● Exercise details: Return all the data below as it stands, minus the pictures.

● Given material:
____________________

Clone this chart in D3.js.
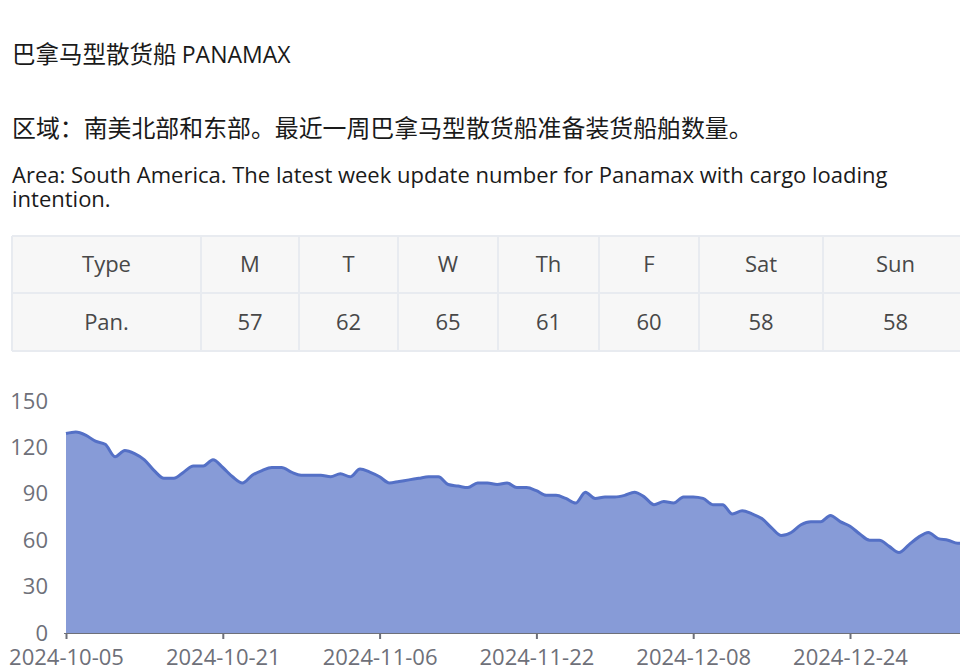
<!DOCTYPE html>
<html>
<head>
<meta charset="utf-8">
<script src="https://cdn.jsdelivr.net/npm/d3@7"></script>
<style>
  html, body { margin: 0; padding: 0; background: #fff; overflow: hidden; }
  svg { display: block; font-family: "Open Sans", "Noto Sans CJK SC", sans-serif; }
</style>
</head>
<body>
<svg id="page" width="960" height="670"></svg>
<script>
// --- data ---
const titleCn = '巴拿马型散货船'
const titleEn = 'PANAMAX'
const descCn = '区域：南美北部和东部。最近一周巴拿马型散货船准备装货船舶数量。'
const descEn = ['Area: South America. The latest week update number for Panamax with cargo loading', 'intention.']

const tableHead = ['Type', 'M', 'T', 'W', 'Th', 'F', 'Sat', 'Sun']
const tableRow = ['Pan.', 57, 62, 65, 61, 60, 58, 58]

const startDate = '2024-10-05'
const counts = [
    129, 130, 128, 124, 122, 114, 118, 116, 112, 105,
    100, 100, 104, 108, 108, 112, 107, 101, 97, 102,
    105, 107, 107, 104, 102, 102, 102, 101, 103, 101,
    106, 104, 101, 97, 98, 99, 100, 101, 101, 96,
    95, 94, 97, 97, 96, 97, 94, 94, 92, 89,
    89, 87, 84, 91, 87, 88, 88, 89, 91, 88,
    83, 85, 84, 88, 88, 87, 83, 83, 77, 79,
    77, 74, 68, 63, 65, 70, 72, 72, 76, 72,
    69, 64, 60, 60, 56, 52, 57, 62, 65, 61,
    60, 58, 58
]
const yTicks = [0, 30, 60, 90, 120, 150]
const labelEvery = 16

// --- layout ---
const colEdges = [12, 201, 299, 398, 498, 599, 699, 823, 968]
const rowEdges = [236, 293, 351]
const BLUE = '#5470c6'
const AXIS = '#6e7079'

const parse = d3.timeParse('%Y-%m-%d')
const fmt = d3.timeFormat('%Y-%m-%d')
const day0 = parse(startDate)
const data = counts.map((v, i) => ({ date: d3.timeDay.offset(day0, i), value: v }))

const svg = d3.select('#page')

// header texts
const t1 = svg.append('text').attr('x', 12).attr('y', 63).style('fill', '#1a1a1a')
t1.append('tspan').style('font-family', '"Noto Sans CJK SC"').style('font-size', '23.5px').text(titleCn + ' ')
t1.append('tspan').style('font-size', '23px').text(titleEn)

svg.append('text')
    .attr('x', 12).attr('y', 137)
    .style('font-family', '"Noto Sans CJK SC"')
    .style('font-size', '23.9px')
    .style('fill', '#1a1a1a')
    .text(descCn)

svg.append('g').selectAll('text')
    .data(descEn)
    .enter().append('text')
    .attr('x', 12)
    .attr('y', (d, i) => 183 + i * 24)
    .style('font-size', '22px')
    .style('fill', '#1a1a1a')
    .text(d => d)

// table
const table = svg.append('g')
const rows = [tableHead, tableRow]
table.append('rect')
    .attr('x', colEdges[0]).attr('y', rowEdges[0])
    .attr('width', colEdges[colEdges.length - 1] - colEdges[0])
    .attr('height', rowEdges[2] - rowEdges[0])
    .style('fill', '#f7f7f7')
rows.forEach((row, r) => {
    table.selectAll(`text.r${r}`)
        .data(row)
        .enter().append('text')
        .attr('class', `r${r}`)
        .attr('x', (d, i) => (colEdges[i] + colEdges[i + 1]) / 2)
        .attr('y', (rowEdges[r] + rowEdges[r + 1]) / 2)
        .attr('dy', '0.36em')
        .attr('text-anchor', 'middle')
        .style('font-size', '22px')
        .style('fill', '#484848')
        .text(d => d)
})
table.selectAll('line.h')
    .data(rowEdges)
    .enter().append('line')
    .attr('x1', colEdges[0]).attr('x2', 960)
    .attr('y1', d => d).attr('y2', d => d)
    .style('stroke', '#e8ebf0').style('stroke-width', 2)
table.selectAll('line.v')
    .data(colEdges.slice(0, -1))
    .enter().append('line')
    .attr('x1', d => d).attr('x2', d => d)
    .attr('y1', rowEdges[0]).attr('y2', rowEdges[2])
    .style('stroke', '#e8ebf0').style('stroke-width', 2)

// chart
const x = d3.scaleTime()
    .domain([data[0].date, data[data.length - 1].date])
    .range([66, 66 + 9.8 * (data.length - 1)])
const y = d3.scaleLinear().domain([0, 150]).range([633, 401])

const area = d3.area()
    .x(d => x(d.date))
    .y0(y(0))
    .y1(d => y(d.value))
    .curve(d3.curveMonotoneX)
const line = d3.line()
    .x(d => x(d.date))
    .y(d => y(d.value))
    .curve(d3.curveMonotoneX)

svg.append('path')
    .datum(data)
    .attr('d', area)
    .style('fill', BLUE)
    .style('fill-opacity', 0.7)
svg.append('path')
    .datum(data)
    .attr('d', line)
    .style('fill', 'none')
    .style('stroke', BLUE)
    .style('stroke-width', 3)
    .style('stroke-linejoin', 'round')

const tickDates = data.filter((d, i) => i % labelEvery === 0).map(d => d.date)

const xAxis = d3.axisBottom(x)
    .tickValues(tickDates)
    .tickFormat(fmt)
    .tickSizeInner(6).tickSizeOuter(0)
    .tickPadding(10)
const gx = svg.append('g')
    .attr('transform', `translate(0,${y(0)})`)
    .call(xAxis)
gx.select('.domain').attr('d', `M${x(data[0].date) - 2},0.5H980`).style('stroke', AXIS)
gx.selectAll('.tick line').style('stroke', AXIS).style('stroke-width', 2)
gx.selectAll('.tick text')
    .style('font-size', '22px')
    .style('font-family', '"Open Sans"')
    .style('fill', AXIS)

const gy = svg.append('g')
    .attr('transform', 'translate(48,0)')
    .call(d3.axisLeft(y).tickValues(yTicks).tickSize(0).tickPadding(0))
gy.select('.domain').remove()
gy.selectAll('.tick text')
    .style('font-size', '22px')
    .style('font-family', '"Open Sans"')
    .style('fill', AXIS)
</script>
</body>
</html>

____________________

● Solution for this task:
Clone this chart in D3.js.
<!DOCTYPE html>
<html>
<head>
<meta charset="utf-8">
<script src="https://cdn.jsdelivr.net/npm/d3@7"></script>
<style>
  html, body { margin: 0; padding: 0; background: #fff; overflow: hidden; }
  svg { display: block; font-family: "Open Sans", "Noto Sans CJK SC", sans-serif; }
</style>
</head>
<body>
<svg id="page" width="960" height="670"></svg>
<script>
// --- data ---
const titleCn = '巴拿马型散货船'
const titleEn = 'PANAMAX'
const descCn = '区域：南美北部和东部。最近一周巴拿马型散货船准备装货船舶数量。'
const descEn = ['Area: South America. The latest week update number for Panamax with cargo loading', 'intention.']

const tableHead = ['Type', 'M', 'T', 'W', 'Th', 'F', 'Sat', 'Sun']
const tableRow = ['Pan.', 57, 62, 65, 61, 60, 58, 58]

const startDate = '2024-10-05'
const counts = [
    129, 130, 128, 124, 122, 114, 118, 116, 112, 105,
    100, 100, 104, 108, 108, 112, 107, 101, 97, 102,
    105, 107, 107, 104, 102, 102, 102, 101, 103, 101,
    106, 104, 101, 97, 98, 99, 100, 101, 101, 96,
    95, 94, 97, 97, 96, 97, 94, 94, 92, 89,
    89, 87, 84, 91, 87, 88, 88, 89, 91, 88,
    83, 85, 84, 88, 88, 87, 83, 83, 77, 79,
    77, 74, 68, 63, 65, 70, 72, 72, 76, 72,
    69, 64, 60, 60, 56, 52, 57, 62, 65, 61,
    60, 58, 58
]
const yTicks = [0, 30, 60, 90, 120, 150]
const labelEvery = 16

// --- layout ---
const colEdges = [12, 201, 299, 398, 498, 599, 699, 823, 968]
const rowEdges = [236, 293, 351]
const BLUE = '#5470c6'
const AXIS = '#6e7079'

const parse = d3.timeParse('%Y-%m-%d')
const fmt = d3.timeFormat('%Y-%m-%d')
const day0 = parse(startDate)
const data = counts.map((v, i) => ({ date: d3.timeDay.offset(day0, i), value: v }))

const svg = d3.select('#page')

// header texts
const t1 = svg.append('text').attr('x', 12).attr('y', 63).style('fill', '#1a1a1a')
t1.append('tspan').style('font-family', '"Noto Sans CJK SC"').style('font-size', '23.5px').text(titleCn + ' ')
t1.append('tspan').style('font-size', '23px').text(titleEn)

svg.append('text')
    .attr('x', 12).attr('y', 137)
    .style('font-family', '"Noto Sans CJK SC"')
    .style('font-size', '23.9px')
    .style('fill', '#1a1a1a')
    .text(descCn)

svg.append('g').selectAll('text')
    .data(descEn)
    .enter().append('text')
    .attr('x', 12)
    .attr('y', (d, i) => 183 + i * 24)
    .style('font-size', '22px')
    .style('fill', '#1a1a1a')
    .text(d => d)

// table
const table = svg.append('g')
const rows = [tableHead, tableRow]
table.append('rect')
    .attr('x', colEdges[0]).attr('y', rowEdges[0])
    .attr('width', colEdges[colEdges.length - 1] - colEdges[0])
    .attr('height', rowEdges[2] - rowEdges[0])
    .style('fill', '#f7f7f7')
rows.forEach((row, r) => {
    table.selectAll(`text.r${r}`)
        .data(row)
        .enter().append('text')
        .attr('class', `r${r}`)
        .attr('x', (d, i) => (colEdges[i] + colEdges[i + 1]) / 2)
        .attr('y', (rowEdges[r] + rowEdges[r + 1]) / 2)
        .attr('dy', '0.36em')
        .attr('text-anchor', 'middle')
        .style('font-size', '22px')
        .style('fill', '#484848')
        .text(d => d)
})
table.selectAll('line.h')
    .data(rowEdges)
    .enter().append('line')
    .attr('x1', colEdges[0]).attr('x2', 960)
    .attr('y1', d => d).attr('y2', d => d)
    .style('stroke', '#e8ebf0').style('stroke-width', 2)
table.selectAll('line.v')
    .data(colEdges.slice(0, -1))
    .enter().append('line')
    .attr('x1', d => d).attr('x2', d => d)
    .attr('y1', rowEdges[0]).attr('y2', rowEdges[2])
    .style('stroke', '#e8ebf0').style('stroke-width', 2)

// chart
const x = d3.scaleTime()
    .domain([data[0].date, data[data.length - 1].date])
    .range([66, 66 + 9.8 * (data.length - 1)])
const y = d3.scaleLinear().domain([0, 150]).range([633, 401])

const area = d3.area()
    .x(d => x(d.date))
    .y0(y(0))
    .y1(d => y(d.value))
    .curve(d3.curveMonotoneX)
const line = d3.line()
    .x(d => x(d.date))
    .y(d => y(d.value))
    .curve(d3.curveMonotoneX)

svg.append('path')
    .datum(data)
    .attr('d', area)
    .style('fill', BLUE)
    .style('fill-opacity', 0.7)
svg.append('path')
    .datum(data)
    .attr('d', line)
    .style('fill', 'none')
    .style('stroke', BLUE)
    .style('stroke-width', 3)
    .style('stroke-linejoin', 'round')

const tickDates = data.filter((d, i) => i % labelEvery === 0).map(d => d.date)

const xAxis = d3.axisBottom(x)
    .tickValues(tickDates)
    .tickFormat(fmt)
    .tickSizeInner(6).tickSizeOuter(0)
    .tickPadding(10)
const gx = svg.append('g')
    .attr('transform', `translate(0,${y(0)})`)
    .call(xAxis)
gx.select('.domain').attr('d', `M${x(data[0].date) - 2},0.5H980`).style('stroke', AXIS)
gx.selectAll('.tick line').style('stroke', AXIS).style('stroke-width', 2)
gx.selectAll('.tick text')
    .style('font-size', '22px')
    .style('font-family', '"Open Sans"')
    .style('fill', AXIS)

const gy = svg.append('g')
    .attr('transform', 'translate(48,0)')
    .call(d3.axisLeft(y).tickValues(yTicks).tickSize(0).tickPadding(0))
gy.select('.domain').remove()
gy.selectAll('.tick text')
    .style('font-size', '22px')
    .style('font-family', '"Open Sans"')
    .style('fill', AXIS)
</script>
</body>
</html>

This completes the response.